Group & Count: It takes those extracted domains (like provider. com and internal . net) and counts how many times each one appears.
Step2:Deconstructing the Pattern: @([\w\.-]+)
Let’s break down the regex pattern character-by-character :
@: This is a literal match. It tells Postgres: "Start looking exactly where the at-sign is."
( ... ): These are Capture Groups. They tell Postgres: "I need the whole pattern to find the right spot, but I only want to return the part inside these parentheses." (This excludes the @ from your final result).
[ ... ]: This is a Character Class. It defines a list of allowed characters.
\w: Any "word" character (A-Z, 0-9, and underscore).
\.: A literal dot (we use the backslash because a plain . usually means "any character").
-: A literal hyphen.
+: This is a Quantifier. It means "match one or more" of the allowed characters. It keeps grabbing characters until it hits a space, a comma, or the end of the string.
Challenge C: String to Numeric Conversion
Problem: To calculate average latency.
Solution: convert the logs mentioned in ms to a integer(numeric) to calculate the average latency.

How it works:
How it Executes
The Filter (WHERE message ~ '\d+ms'): It looks for any row where a digit (\d) is followed by the letters "ms". This ensures we don't try to perform math on rows that don't have a latency value, which would throw an error.
The Extraction (substring): It finds the pattern, but because of the capture group (\d+), it ignores the "ms" and only pulls out the raw digits (e.g., it turns "1250ms" into the string "1250").
The Cast (::INTEGER): This is the critical step.
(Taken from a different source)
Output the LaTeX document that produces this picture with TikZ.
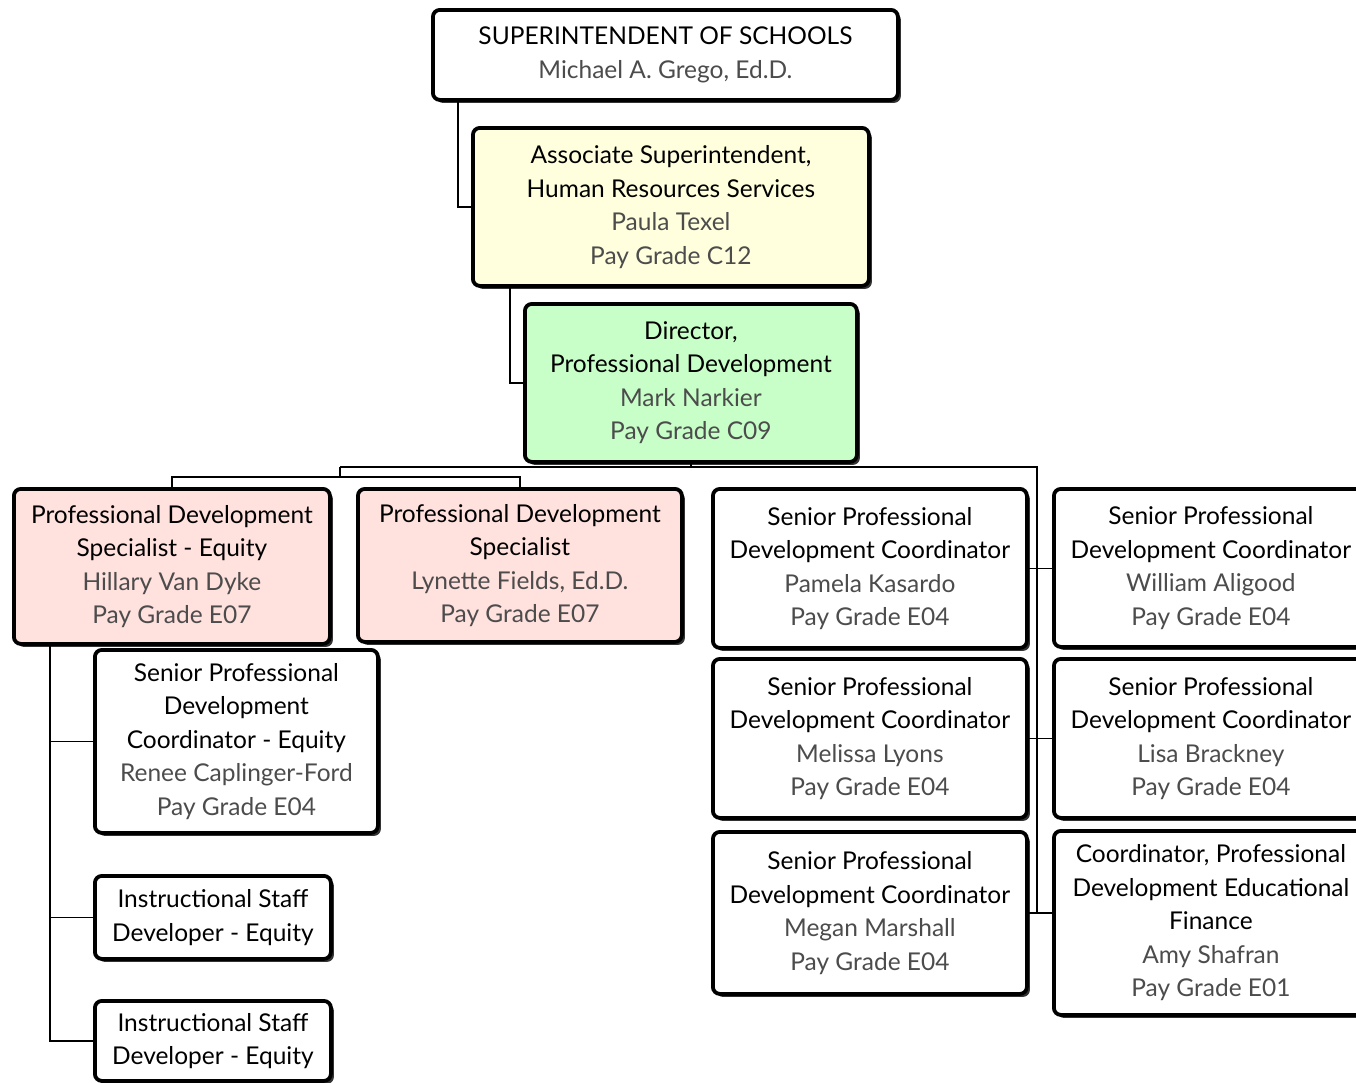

It converts the extracted string "1250" into a real mathematical integer 1250.
The Aggregation (AVG): Once it has a list of integers, it calculates the mathematical average.
2. Breaking the Regex: '(\d+)ms'
Breaking this down character-by-character helps your readers understand the "why":
( ... ) (The Capture Group): This tells Postgres: "Look for the digits and the 'ms', but only keep the digits."
\d: Matches any digit from 0 to 9.
+: Matches one or more. This ensures it catches 5ms, 50ms, or 5000ms.
ms: A literal match. It acts as an "anchor" so Postgres knows exactly which numbers represent milliseconds and not a User ID or an IP address.
Performance: The "Hidden" Cost of Regex
Regular expressions are powerful but CPU-intensive. If you run a ~ query on 10 million rows, Postgres will perform a "Full Table Scan," which is slow.
The Solution: Trigram Indexing By using the pg_trgm extension, Postgres breaks your strings into 3-character "trigrams," allowing it to index patterns.

Conclusion:
We began with a table of messy, unstructured logs and transformed it into a source of actionable intelligence. Through the power of PostgreSQL POSIX Regular Expressions, we’ve seen that you don't need complex external scripts to parse your data—the database is already equipped to do the heavy lifting.
By mastering these three pillars, you’ve upgraded your SQL toolkit:
Precision Extraction: Using substring () with capture groups to pull specific metrics out of strings.
Data Integrity: Using WHERE clauses as a safety net to ensure your regex matches before casting to numbers.
Production Readiness: Implementing pg_trgm indexes to ensure your queries remain fast even as your data grows to millions of rows.
Regex is often intimidating, but in a database context, it is the bridge between "dark data" and clear insights.